Our main result is that the Steiner Point Removal (SPR) problem can always be solved with polylogarithmic distortion, which answers in the affirmative a question posed by Chan, Xia, Konjevod, and Richa (2006). Specifically, we prove that for every edge-weighted graph $G = (V,E,w)$ and a subset of terminals $T \subseteq V$, there is a graph $G'=(T,E',w')$ that is isomorphic to a minor of $G$, such that for every two terminals $u,v\in T$, the shortest-path distances between them in $G$ and in $G'$ satisfy $d_{G,w}(u,v) \le d_{G',w'}(u,v) \le O(\log^5|T|) \cdot d_{G,w}(u,v)$. Our existence proof actually gives a randomized polynomial-time algorithm. Our proof features a new variant of metric decomposition.
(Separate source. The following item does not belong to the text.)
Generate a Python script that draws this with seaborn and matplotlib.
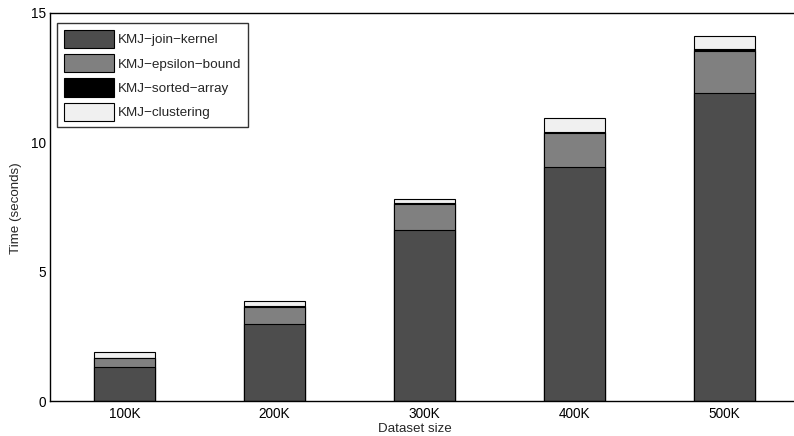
import matplotlib
matplotlib.use("Agg")
import matplotlib.pyplot as plt
import seaborn as sns
import pandas as pd
import numpy as np
from matplotlib.patches import Patch

categories = ["100K", "200K", "300K", "400K", "500K"]
kernel = [1.33, 2.98, 6.61, 9.03, 11.92]
epsilon = [0.32, 0.67, 0.99, 1.32, 1.63]
sorted_arr = [0.02, 0.03, 0.05, 0.06, 0.07]
clustering = [0.21, 0.19, 0.14, 0.52, 0.50]
series_names = ["KMJ\u2212join\u2212kernel", "KMJ\u2212epsilon\u2212bound",
                "KMJ\u2212sorted\u2212array", "KMJ\u2212clustering"]
colors = ["#4d4d4d", "#808080", "#000000", "#f0f0f0"]
yticks = [0, 5, 10, 15]

sns.set_style("white")
plt.rcParams["font.family"] = ["Liberation Sans", "DejaVu Sans"]

fig = plt.figure(figsize=(7.94, 4.36), dpi=100)
ax = fig.add_axes([50 / 794, 35 / 436, 744 / 794, 388 / 436])

layers = [kernel, epsilon, sorted_arr, clustering]
cum = np.cumsum(np.array(layers), axis=0)
# draw from the top layer down so lower segments overlay upper totals
for i in range(len(layers) - 1, -1, -1):
    df = pd.DataFrame({"cat": categories, "val": cum[i]})
    sns.barplot(data=df, x="cat", y="val", color=colors[i], saturation=1,
                width=0.41, edgecolor="black", linewidth=0.8, ax=ax, zorder=2)

ax.set_xlim(-0.497, 4.463)
ax.set_ylim(0, 15)
ax.set_yticks(yticks)
ax.set_yticklabels([str(t) for t in yticks])
ax.tick_params(axis="both", direction="in", length=5, width=0.8,
               labelsize=9.8, colors="black")
ax.tick_params(axis="x", length=0, pad=4)
ax.tick_params(axis="y", pad=3)
for s in ["left", "bottom", "top"]:
    ax.spines[s].set_color("black")
    ax.spines[s].set_linewidth(1.0)
ax.spines["right"].set_visible(False)

ax.set_xlabel("Dataset size", fontsize=9.6)
ax.set_ylabel("Time (seconds)", fontsize=9.6)
ax.xaxis.set_label_coords((415 - 50) / 744, -0.057)
ax.yaxis.set_label_coords(-0.038, 0.497)

handles = [Patch(facecolor=c, edgecolor="black", linewidth=0.8) for c in colors]
leg = ax.legend(handles, series_names, loc="upper left",
                bbox_to_anchor=(0.0094, 0.974), fontsize=9.7, frameon=True,
                fancybox=False, handlelength=3.7, handleheight=1.7,
                handletextpad=0.3, borderpad=0.5, labelspacing=0.45,
                borderaxespad=0)
leg.get_frame().set_edgecolor("black")
leg.get_frame().set_linewidth(1.0)

fig.savefig("out.png", dpi=100)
It is well-known that every $n$-point metric space $(X,d)$ admits a $\beta$-separating decomposition for $\beta=O(\log n)$, which roughly means for every desired diameter bound $\Delta>0$ there is a randomized partitioning of $X$, which satisfies the following separation requirement: for every $x,y \in X$, the probability they lie in different clusters of the partition is at most $\beta\,d(x,y)/\Delta$. We introduce an additional requirement, which is the following tail bound: for every shortest-path $P$ of length $d(P) \leq \Delta/\beta$, the number of clusters of the partition that meet the path $P$, denoted $Z_P$, satisfies $\Pr[Z_P > t] \le 2e^{-\Omega(t)}$ for all $t>0$.